Szczególnie ostatni punkt niektórzy mogą uznać za "farmazon". Nic mylnego. W większości przypadków latarki dające maximum światła dają pozorne poczucie bezpieczeństwa i przesuwają granice rozsądku o te kilka km/h. A to może się różnie skończyć. Jeśli tych kilku metrów zasięgu brakuje a za to widzimy dobrze na boki to bez problemu sobie poradzimy ale nie przegniemy. Sprawdzone.

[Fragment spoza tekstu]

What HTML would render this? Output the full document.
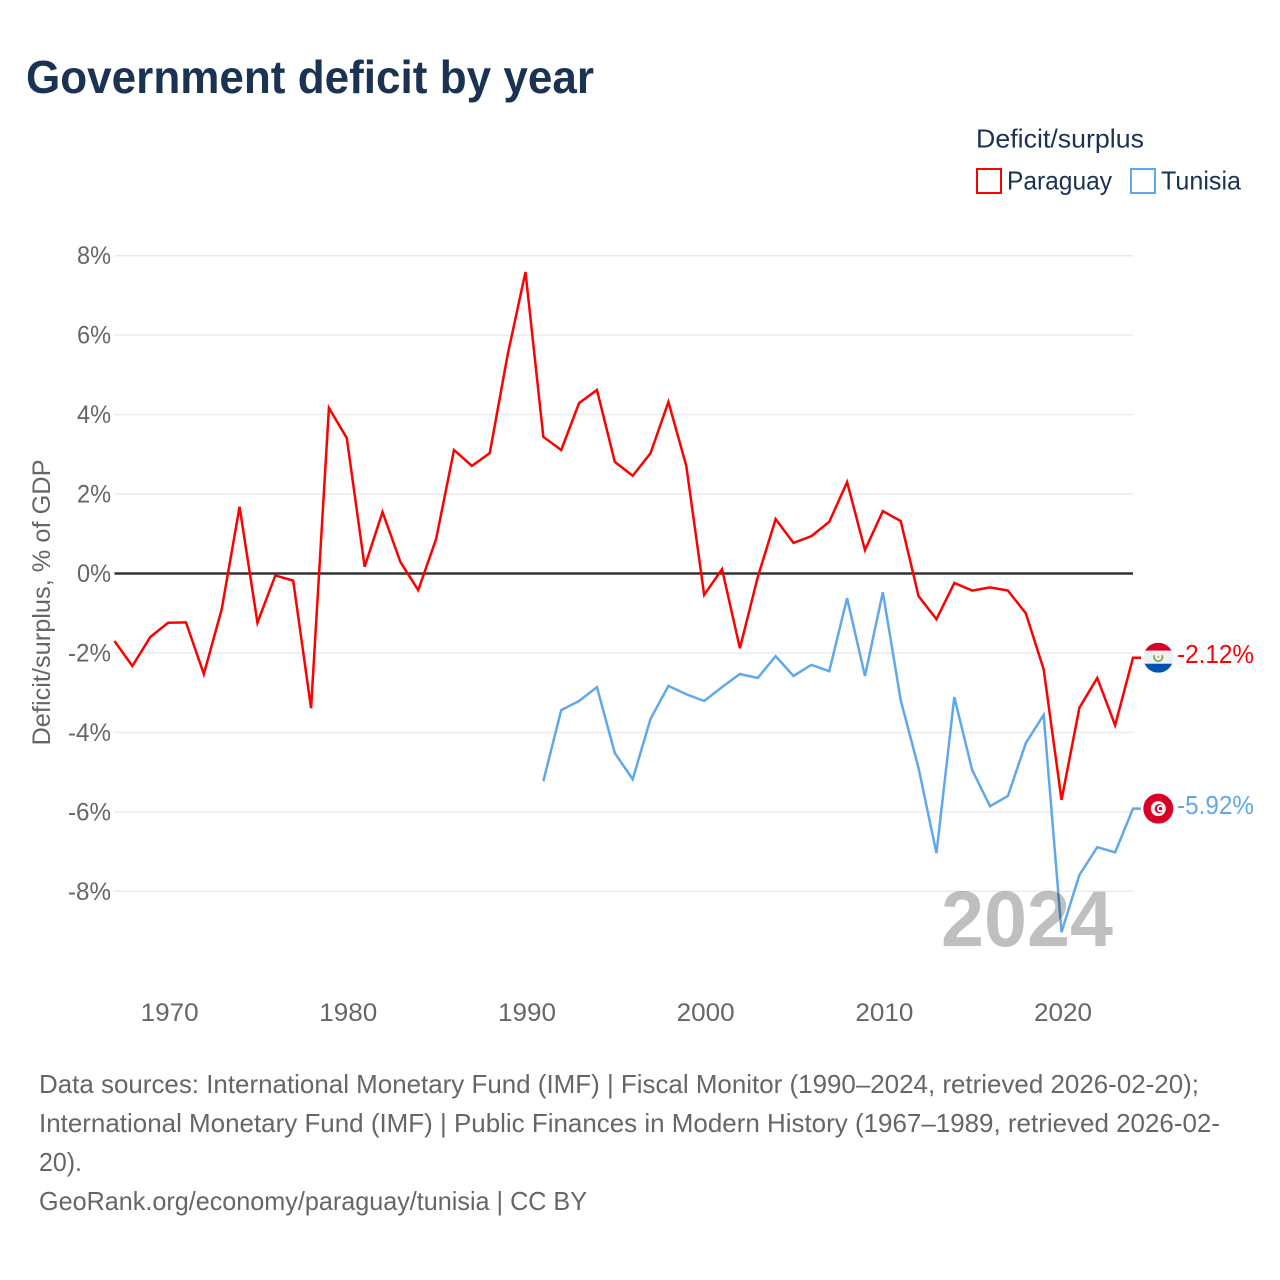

Oczywiście wszystko powyższe nie dotyczy osób, które uważają, że muszą mieć 10000lm, skupionych w 1 punkcik 500m dalej po to aby pokazać kierowcom, przechodniom czy kolegom jaką to mają mega latarkę. A takich jest niestety dużo jak jeden znajomy, który ostatnio wychwalał Magicshine za to jaka to ona mocna i jak daleko świeci po czym okazało się, że ma drugiego na kask żeby widzieć co jest za zakrętem oraz tonę zapasowych aku w plecaku... żałosne.

Trochę inaczej jest na szosie. Fajnie mieć stałe, dość mocne światło żeby widzieć co się dzieje przed rowerem i po bokach. Jednak właściwie niezbędnym elementem jest dodatkowe, nawet słabe strobo. Latarka ma niestety mały punkcik i szczególnie w terenie zabudowanym może zginąć w gąszczu innego światła, refleksów na zaparkowanych autach czy odbić w witrynach sklepowych. Strobo jednak zwraca uwagę i znacznie zmniejsza ryzyko, że kierowca blachosmroda nas nie zauważy.

I na tym koniec przemyśleń starego "górala" i szosowca.